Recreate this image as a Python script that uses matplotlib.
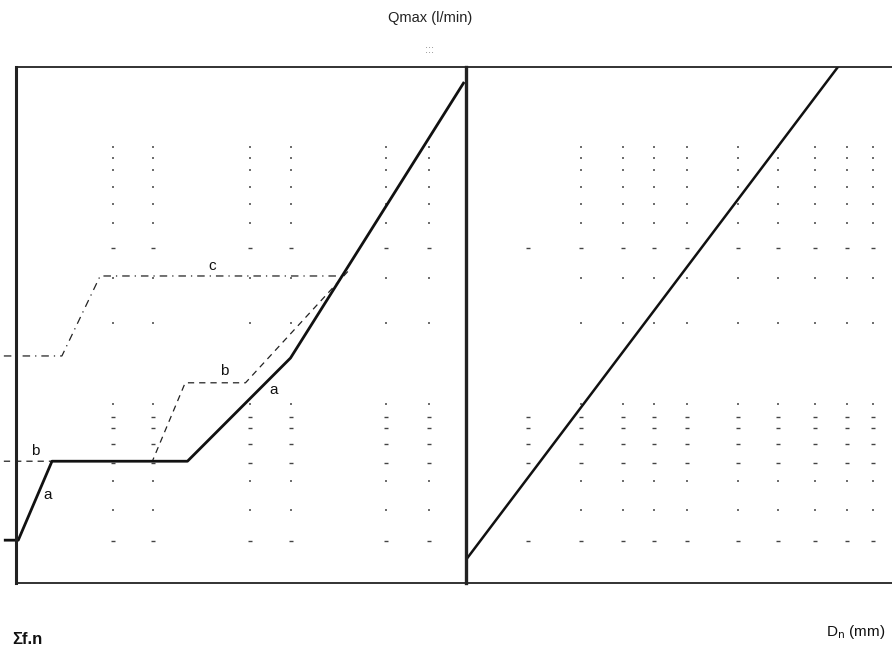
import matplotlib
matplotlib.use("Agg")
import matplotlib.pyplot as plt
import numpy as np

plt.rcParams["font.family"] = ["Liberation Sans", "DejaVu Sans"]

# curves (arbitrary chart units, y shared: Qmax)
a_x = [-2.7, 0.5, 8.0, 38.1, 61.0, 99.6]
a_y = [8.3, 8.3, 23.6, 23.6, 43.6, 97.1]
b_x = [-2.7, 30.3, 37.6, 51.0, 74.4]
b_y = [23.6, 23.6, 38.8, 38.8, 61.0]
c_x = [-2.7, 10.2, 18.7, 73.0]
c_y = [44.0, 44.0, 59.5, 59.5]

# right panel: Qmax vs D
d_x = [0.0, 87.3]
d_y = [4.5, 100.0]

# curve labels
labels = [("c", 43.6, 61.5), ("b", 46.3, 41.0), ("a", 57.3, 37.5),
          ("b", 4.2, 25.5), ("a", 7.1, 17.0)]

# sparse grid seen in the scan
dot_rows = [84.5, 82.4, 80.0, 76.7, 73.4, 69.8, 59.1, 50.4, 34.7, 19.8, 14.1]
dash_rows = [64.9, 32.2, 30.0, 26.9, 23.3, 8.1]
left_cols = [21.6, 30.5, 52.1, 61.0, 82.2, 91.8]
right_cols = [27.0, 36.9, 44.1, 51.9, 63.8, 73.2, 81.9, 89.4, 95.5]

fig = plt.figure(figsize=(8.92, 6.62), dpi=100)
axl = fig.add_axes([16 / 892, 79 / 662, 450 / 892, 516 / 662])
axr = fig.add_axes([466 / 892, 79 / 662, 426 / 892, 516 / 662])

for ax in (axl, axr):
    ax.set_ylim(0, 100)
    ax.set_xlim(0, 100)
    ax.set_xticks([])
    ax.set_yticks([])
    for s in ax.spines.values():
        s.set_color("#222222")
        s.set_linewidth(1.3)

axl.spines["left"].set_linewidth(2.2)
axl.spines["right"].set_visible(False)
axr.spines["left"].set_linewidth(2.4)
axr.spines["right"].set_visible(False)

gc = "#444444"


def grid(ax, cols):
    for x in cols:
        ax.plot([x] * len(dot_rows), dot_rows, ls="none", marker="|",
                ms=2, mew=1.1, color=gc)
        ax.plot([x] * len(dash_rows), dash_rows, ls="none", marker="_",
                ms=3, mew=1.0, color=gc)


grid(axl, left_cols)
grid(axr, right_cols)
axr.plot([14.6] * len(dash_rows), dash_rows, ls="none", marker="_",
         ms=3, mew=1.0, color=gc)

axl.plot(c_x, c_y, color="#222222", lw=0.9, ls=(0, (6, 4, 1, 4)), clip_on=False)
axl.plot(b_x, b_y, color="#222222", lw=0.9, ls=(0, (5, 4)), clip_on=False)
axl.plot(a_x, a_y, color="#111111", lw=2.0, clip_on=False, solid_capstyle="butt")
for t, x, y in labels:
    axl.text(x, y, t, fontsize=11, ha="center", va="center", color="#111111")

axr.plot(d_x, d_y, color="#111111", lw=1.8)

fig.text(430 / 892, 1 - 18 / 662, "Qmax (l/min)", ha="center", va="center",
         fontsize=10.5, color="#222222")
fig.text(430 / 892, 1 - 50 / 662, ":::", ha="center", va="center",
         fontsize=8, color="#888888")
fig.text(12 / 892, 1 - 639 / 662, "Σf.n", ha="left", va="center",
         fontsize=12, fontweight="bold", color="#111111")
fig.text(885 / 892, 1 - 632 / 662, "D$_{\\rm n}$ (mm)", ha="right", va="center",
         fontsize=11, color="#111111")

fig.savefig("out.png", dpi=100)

Work to do:
Word for word, quote the lines above. Omit the pictures.

Answer to the problem:
Recreate this image as a Python script that uses matplotlib.
import matplotlib
matplotlib.use("Agg")
import matplotlib.pyplot as plt
import numpy as np

plt.rcParams["font.family"] = ["Liberation Sans", "DejaVu Sans"]

# curves (arbitrary chart units, y shared: Qmax)
a_x = [-2.7, 0.5, 8.0, 38.1, 61.0, 99.6]
a_y = [8.3, 8.3, 23.6, 23.6, 43.6, 97.1]
b_x = [-2.7, 30.3, 37.6, 51.0, 74.4]
b_y = [23.6, 23.6, 38.8, 38.8, 61.0]
c_x = [-2.7, 10.2, 18.7, 73.0]
c_y = [44.0, 44.0, 59.5, 59.5]

# right panel: Qmax vs D
d_x = [0.0, 87.3]
d_y = [4.5, 100.0]

# curve labels
labels = [("c", 43.6, 61.5), ("b", 46.3, 41.0), ("a", 57.3, 37.5),
          ("b", 4.2, 25.5), ("a", 7.1, 17.0)]

# sparse grid seen in the scan
dot_rows = [84.5, 82.4, 80.0, 76.7, 73.4, 69.8, 59.1, 50.4, 34.7, 19.8, 14.1]
dash_rows = [64.9, 32.2, 30.0, 26.9, 23.3, 8.1]
left_cols = [21.6, 30.5, 52.1, 61.0, 82.2, 91.8]
right_cols = [27.0, 36.9, 44.1, 51.9, 63.8, 73.2, 81.9, 89.4, 95.5]

fig = plt.figure(figsize=(8.92, 6.62), dpi=100)
axl = fig.add_axes([16 / 892, 79 / 662, 450 / 892, 516 / 662])
axr = fig.add_axes([466 / 892, 79 / 662, 426 / 892, 516 / 662])

for ax in (axl, axr):
    ax.set_ylim(0, 100)
    ax.set_xlim(0, 100)
    ax.set_xticks([])
    ax.set_yticks([])
    for s in ax.spines.values():
        s.set_color("#222222")
        s.set_linewidth(1.3)

axl.spines["left"].set_linewidth(2.2)
axl.spines["right"].set_visible(False)
axr.spines["left"].set_linewidth(2.4)
axr.spines["right"].set_visible(False)

gc = "#444444"


def grid(ax, cols):
    for x in cols:
        ax.plot([x] * len(dot_rows), dot_rows, ls="none", marker="|",
                ms=2, mew=1.1, color=gc)
        ax.plot([x] * len(dash_rows), dash_rows, ls="none", marker="_",
                ms=3, mew=1.0, color=gc)


grid(axl, left_cols)
grid(axr, right_cols)
axr.plot([14.6] * len(dash_rows), dash_rows, ls="none", marker="_",
         ms=3, mew=1.0, color=gc)

axl.plot(c_x, c_y, color="#222222", lw=0.9, ls=(0, (6, 4, 1, 4)), clip_on=False)
axl.plot(b_x, b_y, color="#222222", lw=0.9, ls=(0, (5, 4)), clip_on=False)
axl.plot(a_x, a_y, color="#111111", lw=2.0, clip_on=False, solid_capstyle="butt")
for t, x, y in labels:
    axl.text(x, y, t, fontsize=11, ha="center", va="center", color="#111111")

axr.plot(d_x, d_y, color="#111111", lw=1.8)

fig.text(430 / 892, 1 - 18 / 662, "Qmax (l/min)", ha="center", va="center",
         fontsize=10.5, color="#222222")
fig.text(430 / 892, 1 - 50 / 662, ":::", ha="center", va="center",
         fontsize=8, color="#888888")
fig.text(12 / 892, 1 - 639 / 662, "Σf.n", ha="left", va="center",
         fontsize=12, fontweight="bold", color="#111111")
fig.text(885 / 892, 1 - 632 / 662, "D$_{\\rm n}$ (mm)", ha="right", va="center",
         fontsize=11, color="#111111")

fig.savefig("out.png", dpi=100)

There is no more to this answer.